(Request) Would you quote every entry exactly, dropping only the pictures?

Dataset records
◆ ◆ ◆ ◆
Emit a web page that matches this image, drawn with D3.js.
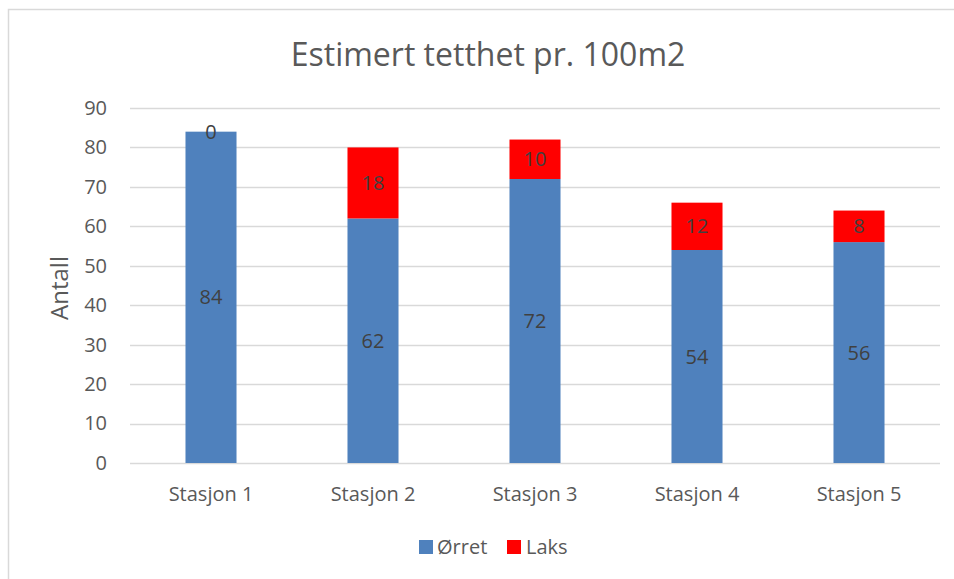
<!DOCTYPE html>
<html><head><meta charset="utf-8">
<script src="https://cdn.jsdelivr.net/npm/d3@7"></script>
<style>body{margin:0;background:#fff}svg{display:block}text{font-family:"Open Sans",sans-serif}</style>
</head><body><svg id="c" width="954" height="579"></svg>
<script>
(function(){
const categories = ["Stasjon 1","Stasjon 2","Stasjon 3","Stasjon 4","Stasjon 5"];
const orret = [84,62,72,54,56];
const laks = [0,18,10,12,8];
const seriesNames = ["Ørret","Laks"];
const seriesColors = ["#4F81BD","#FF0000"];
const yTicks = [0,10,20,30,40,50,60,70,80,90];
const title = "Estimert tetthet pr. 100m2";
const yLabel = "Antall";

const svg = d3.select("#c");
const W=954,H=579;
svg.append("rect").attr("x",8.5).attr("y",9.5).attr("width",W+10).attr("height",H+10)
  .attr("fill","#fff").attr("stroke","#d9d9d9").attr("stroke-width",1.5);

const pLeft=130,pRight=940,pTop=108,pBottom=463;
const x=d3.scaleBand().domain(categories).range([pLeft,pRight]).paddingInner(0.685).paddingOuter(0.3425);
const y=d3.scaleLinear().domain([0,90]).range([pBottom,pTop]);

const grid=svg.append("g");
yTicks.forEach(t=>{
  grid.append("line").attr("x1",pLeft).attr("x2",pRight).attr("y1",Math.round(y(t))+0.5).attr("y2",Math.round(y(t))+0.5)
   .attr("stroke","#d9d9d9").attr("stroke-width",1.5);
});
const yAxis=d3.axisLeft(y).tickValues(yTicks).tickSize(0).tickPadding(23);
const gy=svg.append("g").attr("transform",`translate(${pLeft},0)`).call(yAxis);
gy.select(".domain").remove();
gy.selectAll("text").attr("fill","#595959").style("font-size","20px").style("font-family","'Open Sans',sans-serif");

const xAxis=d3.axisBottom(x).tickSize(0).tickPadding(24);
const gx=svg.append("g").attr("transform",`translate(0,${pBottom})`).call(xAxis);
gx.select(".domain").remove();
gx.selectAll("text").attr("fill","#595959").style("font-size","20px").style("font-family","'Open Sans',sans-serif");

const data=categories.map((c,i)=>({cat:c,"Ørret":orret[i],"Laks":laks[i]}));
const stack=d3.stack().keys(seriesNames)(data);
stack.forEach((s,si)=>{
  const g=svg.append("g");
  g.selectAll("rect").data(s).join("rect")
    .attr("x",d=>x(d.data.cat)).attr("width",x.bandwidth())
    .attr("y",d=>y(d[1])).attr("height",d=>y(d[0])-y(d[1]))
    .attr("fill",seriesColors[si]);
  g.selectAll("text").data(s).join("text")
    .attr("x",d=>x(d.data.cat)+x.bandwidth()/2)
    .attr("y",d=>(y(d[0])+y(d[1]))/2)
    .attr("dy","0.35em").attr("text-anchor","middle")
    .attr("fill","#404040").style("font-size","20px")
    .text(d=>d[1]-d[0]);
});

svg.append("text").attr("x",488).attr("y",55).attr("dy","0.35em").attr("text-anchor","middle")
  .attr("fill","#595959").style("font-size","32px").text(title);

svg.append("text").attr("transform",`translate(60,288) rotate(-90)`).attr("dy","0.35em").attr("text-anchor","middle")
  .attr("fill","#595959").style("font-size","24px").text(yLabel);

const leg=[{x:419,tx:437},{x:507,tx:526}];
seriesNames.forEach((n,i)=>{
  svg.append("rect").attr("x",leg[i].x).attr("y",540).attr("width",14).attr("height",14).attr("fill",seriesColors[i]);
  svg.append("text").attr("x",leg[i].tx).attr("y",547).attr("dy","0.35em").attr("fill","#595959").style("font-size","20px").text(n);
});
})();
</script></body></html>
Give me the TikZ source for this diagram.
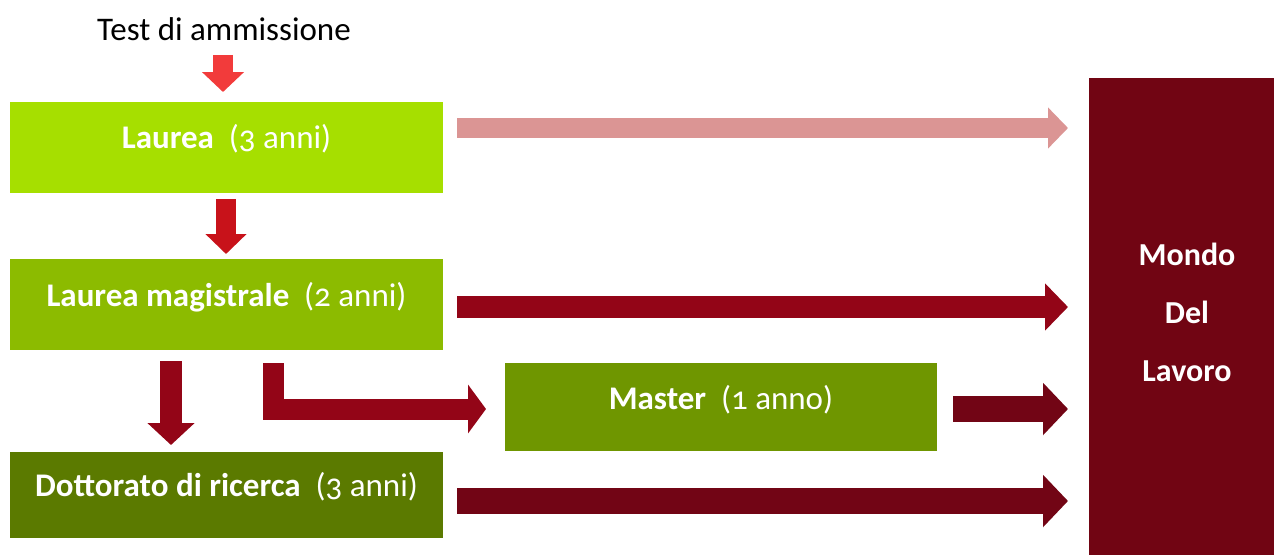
◆ ◆ ◆ ◆
(Answer to this task)
Emit a web page that matches this image, drawn with D3.js.
<!DOCTYPE html>
<html><head><meta charset="utf-8">
<script src="https://cdn.jsdelivr.net/npm/d3@7"></script>
<style>body{margin:0;background:#fff}svg{display:block}text{font-family:"Open Sans",sans-serif}</style>
</head><body><svg id="c" width="954" height="579"></svg>
<script>
(function(){
const categories = ["Stasjon 1","Stasjon 2","Stasjon 3","Stasjon 4","Stasjon 5"];
const orret = [84,62,72,54,56];
const laks = [0,18,10,12,8];
const seriesNames = ["Ørret","Laks"];
const seriesColors = ["#4F81BD","#FF0000"];
const yTicks = [0,10,20,30,40,50,60,70,80,90];
const title = "Estimert tetthet pr. 100m2";
const yLabel = "Antall";

const svg = d3.select("#c");
const W=954,H=579;
svg.append("rect").attr("x",8.5).attr("y",9.5).attr("width",W+10).attr("height",H+10)
  .attr("fill","#fff").attr("stroke","#d9d9d9").attr("stroke-width",1.5);

const pLeft=130,pRight=940,pTop=108,pBottom=463;
const x=d3.scaleBand().domain(categories).range([pLeft,pRight]).paddingInner(0.685).paddingOuter(0.3425);
const y=d3.scaleLinear().domain([0,90]).range([pBottom,pTop]);

const grid=svg.append("g");
yTicks.forEach(t=>{
  grid.append("line").attr("x1",pLeft).attr("x2",pRight).attr("y1",Math.round(y(t))+0.5).attr("y2",Math.round(y(t))+0.5)
   .attr("stroke","#d9d9d9").attr("stroke-width",1.5);
});
const yAxis=d3.axisLeft(y).tickValues(yTicks).tickSize(0).tickPadding(23);
const gy=svg.append("g").attr("transform",`translate(${pLeft},0)`).call(yAxis);
gy.select(".domain").remove();
gy.selectAll("text").attr("fill","#595959").style("font-size","20px").style("font-family","'Open Sans',sans-serif");

const xAxis=d3.axisBottom(x).tickSize(0).tickPadding(24);
const gx=svg.append("g").attr("transform",`translate(0,${pBottom})`).call(xAxis);
gx.select(".domain").remove();
gx.selectAll("text").attr("fill","#595959").style("font-size","20px").style("font-family","'Open Sans',sans-serif");

const data=categories.map((c,i)=>({cat:c,"Ørret":orret[i],"Laks":laks[i]}));
const stack=d3.stack().keys(seriesNames)(data);
stack.forEach((s,si)=>{
  const g=svg.append("g");
  g.selectAll("rect").data(s).join("rect")
    .attr("x",d=>x(d.data.cat)).attr("width",x.bandwidth())
    .attr("y",d=>y(d[1])).attr("height",d=>y(d[0])-y(d[1]))
    .attr("fill",seriesColors[si]);
  g.selectAll("text").data(s).join("text")
    .attr("x",d=>x(d.data.cat)+x.bandwidth()/2)
    .attr("y",d=>(y(d[0])+y(d[1]))/2)
    .attr("dy","0.35em").attr("text-anchor","middle")
    .attr("fill","#404040").style("font-size","20px")
    .text(d=>d[1]-d[0]);
});

svg.append("text").attr("x",488).attr("y",55).attr("dy","0.35em").attr("text-anchor","middle")
  .attr("fill","#595959").style("font-size","32px").text(title);

svg.append("text").attr("transform",`translate(60,288) rotate(-90)`).attr("dy","0.35em").attr("text-anchor","middle")
  .attr("fill","#595959").style("font-size","24px").text(yLabel);

const leg=[{x:419,tx:437},{x:507,tx:526}];
seriesNames.forEach((n,i)=>{
  svg.append("rect").attr("x",leg[i].x).attr("y",540).attr("width",14).attr("height",14).attr("fill",seriesColors[i]);
  svg.append("text").attr("x",leg[i].tx).attr("y",547).attr("dy","0.35em").attr("fill","#595959").style("font-size","20px").text(n);
});
})();
</script></body></html>
Give me the TikZ source for this diagram.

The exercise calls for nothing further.